Task data |
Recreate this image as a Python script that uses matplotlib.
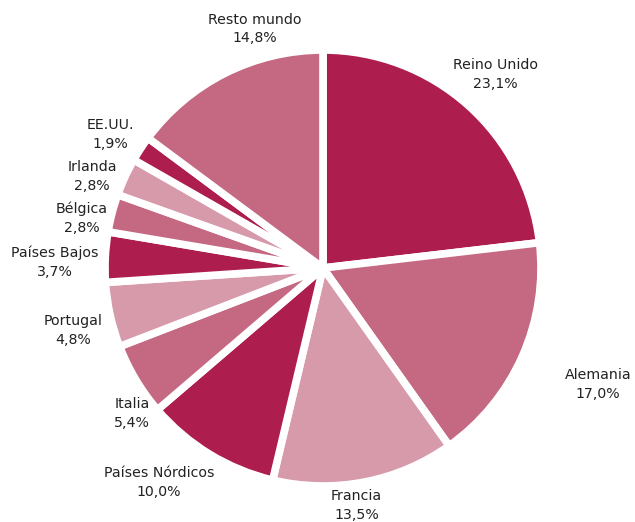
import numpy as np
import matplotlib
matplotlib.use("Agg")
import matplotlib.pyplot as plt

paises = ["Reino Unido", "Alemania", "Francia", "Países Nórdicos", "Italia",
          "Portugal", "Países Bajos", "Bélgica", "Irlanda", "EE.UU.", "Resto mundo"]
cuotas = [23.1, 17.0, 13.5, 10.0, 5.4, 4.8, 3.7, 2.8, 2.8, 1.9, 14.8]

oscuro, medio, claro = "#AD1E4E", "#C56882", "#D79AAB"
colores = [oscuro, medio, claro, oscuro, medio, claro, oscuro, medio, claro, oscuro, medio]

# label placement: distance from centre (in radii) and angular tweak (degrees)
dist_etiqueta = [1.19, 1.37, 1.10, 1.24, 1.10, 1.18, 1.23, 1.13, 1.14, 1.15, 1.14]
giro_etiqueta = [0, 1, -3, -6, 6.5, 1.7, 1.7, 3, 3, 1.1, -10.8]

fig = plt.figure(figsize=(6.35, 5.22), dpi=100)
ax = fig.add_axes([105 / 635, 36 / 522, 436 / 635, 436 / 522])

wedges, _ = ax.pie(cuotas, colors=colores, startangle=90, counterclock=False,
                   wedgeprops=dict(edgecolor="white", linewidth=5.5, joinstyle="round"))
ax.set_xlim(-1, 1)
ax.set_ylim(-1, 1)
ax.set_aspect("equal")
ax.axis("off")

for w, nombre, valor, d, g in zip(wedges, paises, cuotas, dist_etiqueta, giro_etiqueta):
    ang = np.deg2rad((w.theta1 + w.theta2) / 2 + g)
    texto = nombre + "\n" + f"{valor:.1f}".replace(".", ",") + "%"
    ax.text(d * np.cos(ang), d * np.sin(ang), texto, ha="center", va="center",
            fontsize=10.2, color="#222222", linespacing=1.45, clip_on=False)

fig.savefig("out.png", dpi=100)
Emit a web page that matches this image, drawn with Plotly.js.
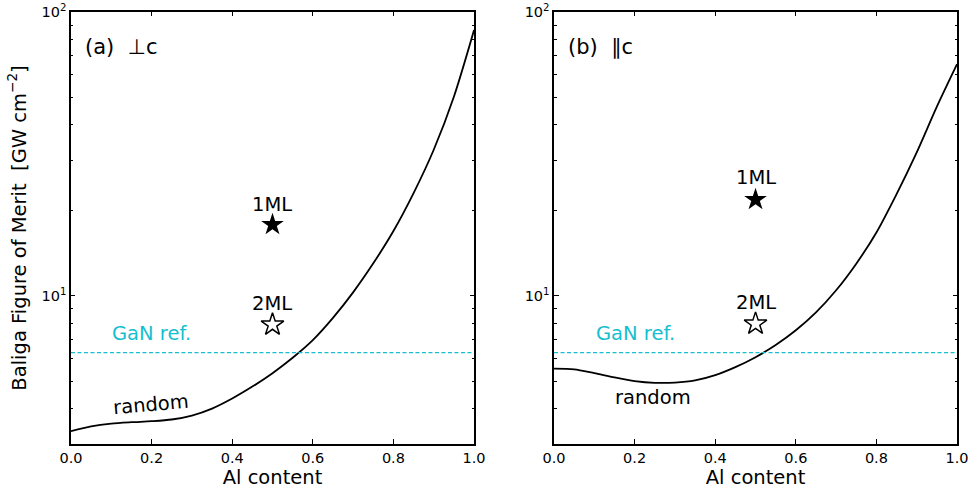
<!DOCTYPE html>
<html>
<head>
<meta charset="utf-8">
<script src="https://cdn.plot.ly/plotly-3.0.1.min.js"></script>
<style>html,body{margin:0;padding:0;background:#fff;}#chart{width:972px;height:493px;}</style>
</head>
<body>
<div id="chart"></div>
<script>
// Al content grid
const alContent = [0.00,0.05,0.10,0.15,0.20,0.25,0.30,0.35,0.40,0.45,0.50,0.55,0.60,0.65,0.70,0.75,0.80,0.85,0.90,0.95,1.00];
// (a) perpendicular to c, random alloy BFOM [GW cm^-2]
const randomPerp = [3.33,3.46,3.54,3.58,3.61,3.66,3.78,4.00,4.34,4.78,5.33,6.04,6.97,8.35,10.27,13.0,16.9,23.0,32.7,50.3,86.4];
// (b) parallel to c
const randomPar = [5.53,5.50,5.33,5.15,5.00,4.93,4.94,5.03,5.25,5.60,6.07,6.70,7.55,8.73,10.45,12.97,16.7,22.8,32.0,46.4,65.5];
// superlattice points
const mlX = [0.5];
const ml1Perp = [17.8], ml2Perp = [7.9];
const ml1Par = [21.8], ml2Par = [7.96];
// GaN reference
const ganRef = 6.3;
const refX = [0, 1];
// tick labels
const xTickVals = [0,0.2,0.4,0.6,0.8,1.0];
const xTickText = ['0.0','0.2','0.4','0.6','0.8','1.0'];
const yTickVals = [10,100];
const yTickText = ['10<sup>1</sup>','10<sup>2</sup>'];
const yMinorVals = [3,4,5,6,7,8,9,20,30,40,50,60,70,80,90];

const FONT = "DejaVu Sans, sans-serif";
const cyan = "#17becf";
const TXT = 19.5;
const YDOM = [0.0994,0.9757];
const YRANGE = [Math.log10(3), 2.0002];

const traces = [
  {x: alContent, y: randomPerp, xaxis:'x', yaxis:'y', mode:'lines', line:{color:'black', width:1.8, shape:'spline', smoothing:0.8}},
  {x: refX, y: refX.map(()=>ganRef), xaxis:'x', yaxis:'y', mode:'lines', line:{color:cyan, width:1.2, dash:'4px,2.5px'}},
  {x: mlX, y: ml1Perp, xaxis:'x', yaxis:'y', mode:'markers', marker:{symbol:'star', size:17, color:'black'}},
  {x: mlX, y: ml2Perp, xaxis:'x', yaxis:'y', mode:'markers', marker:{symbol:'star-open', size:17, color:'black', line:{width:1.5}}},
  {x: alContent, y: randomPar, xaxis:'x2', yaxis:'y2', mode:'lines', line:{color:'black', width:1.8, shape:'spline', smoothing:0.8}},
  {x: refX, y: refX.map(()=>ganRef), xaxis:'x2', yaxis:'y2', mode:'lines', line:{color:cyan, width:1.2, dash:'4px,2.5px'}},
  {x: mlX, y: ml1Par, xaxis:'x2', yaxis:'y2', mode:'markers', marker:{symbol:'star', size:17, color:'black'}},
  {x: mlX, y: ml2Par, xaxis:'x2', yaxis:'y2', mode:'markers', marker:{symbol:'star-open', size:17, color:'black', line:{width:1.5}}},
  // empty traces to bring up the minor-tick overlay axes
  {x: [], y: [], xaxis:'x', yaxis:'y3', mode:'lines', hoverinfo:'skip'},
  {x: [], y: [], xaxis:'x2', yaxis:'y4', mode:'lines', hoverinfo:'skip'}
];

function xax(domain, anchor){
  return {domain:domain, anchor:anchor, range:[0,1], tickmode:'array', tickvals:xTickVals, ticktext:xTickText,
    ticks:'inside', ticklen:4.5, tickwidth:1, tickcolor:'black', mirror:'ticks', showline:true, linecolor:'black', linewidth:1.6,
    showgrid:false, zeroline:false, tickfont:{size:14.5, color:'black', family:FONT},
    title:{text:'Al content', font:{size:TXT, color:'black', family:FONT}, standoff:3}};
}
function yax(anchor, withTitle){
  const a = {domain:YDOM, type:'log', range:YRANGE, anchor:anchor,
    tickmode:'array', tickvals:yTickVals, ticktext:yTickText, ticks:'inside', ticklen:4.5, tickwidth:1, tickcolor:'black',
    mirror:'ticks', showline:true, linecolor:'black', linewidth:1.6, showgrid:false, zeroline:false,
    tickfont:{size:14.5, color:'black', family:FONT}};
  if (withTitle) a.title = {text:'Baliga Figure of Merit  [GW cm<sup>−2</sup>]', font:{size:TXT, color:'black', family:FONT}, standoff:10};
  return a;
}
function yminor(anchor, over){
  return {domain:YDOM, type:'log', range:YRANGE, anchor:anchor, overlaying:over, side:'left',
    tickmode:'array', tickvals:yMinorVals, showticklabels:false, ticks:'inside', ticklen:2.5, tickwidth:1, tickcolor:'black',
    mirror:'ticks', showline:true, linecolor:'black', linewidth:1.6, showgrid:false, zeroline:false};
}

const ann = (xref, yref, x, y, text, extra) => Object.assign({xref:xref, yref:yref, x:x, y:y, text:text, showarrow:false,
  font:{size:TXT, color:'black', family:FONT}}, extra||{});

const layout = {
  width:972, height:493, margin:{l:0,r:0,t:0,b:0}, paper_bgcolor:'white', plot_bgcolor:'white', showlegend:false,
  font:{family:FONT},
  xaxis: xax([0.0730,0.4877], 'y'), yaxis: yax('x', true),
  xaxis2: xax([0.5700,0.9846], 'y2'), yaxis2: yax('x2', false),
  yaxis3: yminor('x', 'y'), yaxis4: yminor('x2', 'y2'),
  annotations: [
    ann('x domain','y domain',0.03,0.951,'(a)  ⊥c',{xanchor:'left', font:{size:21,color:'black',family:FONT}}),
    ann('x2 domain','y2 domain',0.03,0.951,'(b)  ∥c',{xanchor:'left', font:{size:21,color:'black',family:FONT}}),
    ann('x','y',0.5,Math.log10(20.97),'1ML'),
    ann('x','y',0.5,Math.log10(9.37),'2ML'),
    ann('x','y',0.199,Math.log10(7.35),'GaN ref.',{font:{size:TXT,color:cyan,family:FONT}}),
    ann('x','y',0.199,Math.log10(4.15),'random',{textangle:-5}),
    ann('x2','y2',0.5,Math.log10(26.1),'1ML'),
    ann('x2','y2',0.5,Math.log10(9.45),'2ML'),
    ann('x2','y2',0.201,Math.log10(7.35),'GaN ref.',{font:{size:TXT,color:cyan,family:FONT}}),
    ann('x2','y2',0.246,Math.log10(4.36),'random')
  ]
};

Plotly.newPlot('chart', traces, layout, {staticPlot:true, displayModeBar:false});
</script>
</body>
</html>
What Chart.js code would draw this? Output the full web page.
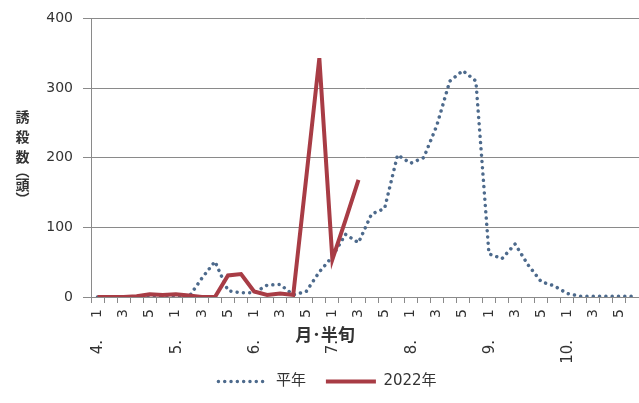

Exercise description | Copy, word for word, the entries above from the first line to the line that holds "ax = fig.add_axes([105". Drop the pictures.

Answer to this exercise |
Recreate this image as a Python script that uses matplotlib.
import numpy as np
import matplotlib
matplotlib.use("Agg")
import matplotlib.pyplot as plt

paises = ["Reino Unido", "Alemania", "Francia", "Países Nórdicos", "Italia",
          "Portugal", "Países Bajos", "Bélgica", "Irlanda", "EE.UU.", "Resto mundo"]
cuotas = [23.1, 17.0, 13.5, 10.0, 5.4, 4.8, 3.7, 2.8, 2.8, 1.9, 14.8]

oscuro, medio, claro = "#AD1E4E", "#C56882", "#D79AAB"
colores = [oscuro, medio, claro, oscuro, medio, claro, oscuro, medio, claro, oscuro, medio]

# label placement: distance from centre (in radii) and angular tweak (degrees)
dist_etiqueta = [1.19, 1.37, 1.10, 1.24, 1.10, 1.18, 1.23, 1.13, 1.14, 1.15, 1.14]
giro_etiqueta = [0, 1, -3, -6, 6.5, 1.7, 1.7, 3, 3, 1.1, -10.8]

fig = plt.figure(figsize=(6.35, 5.22), dpi=100)
ax = fig.add_axes([105 / 635, 36 / 522, 436 / 635, 436 / 522])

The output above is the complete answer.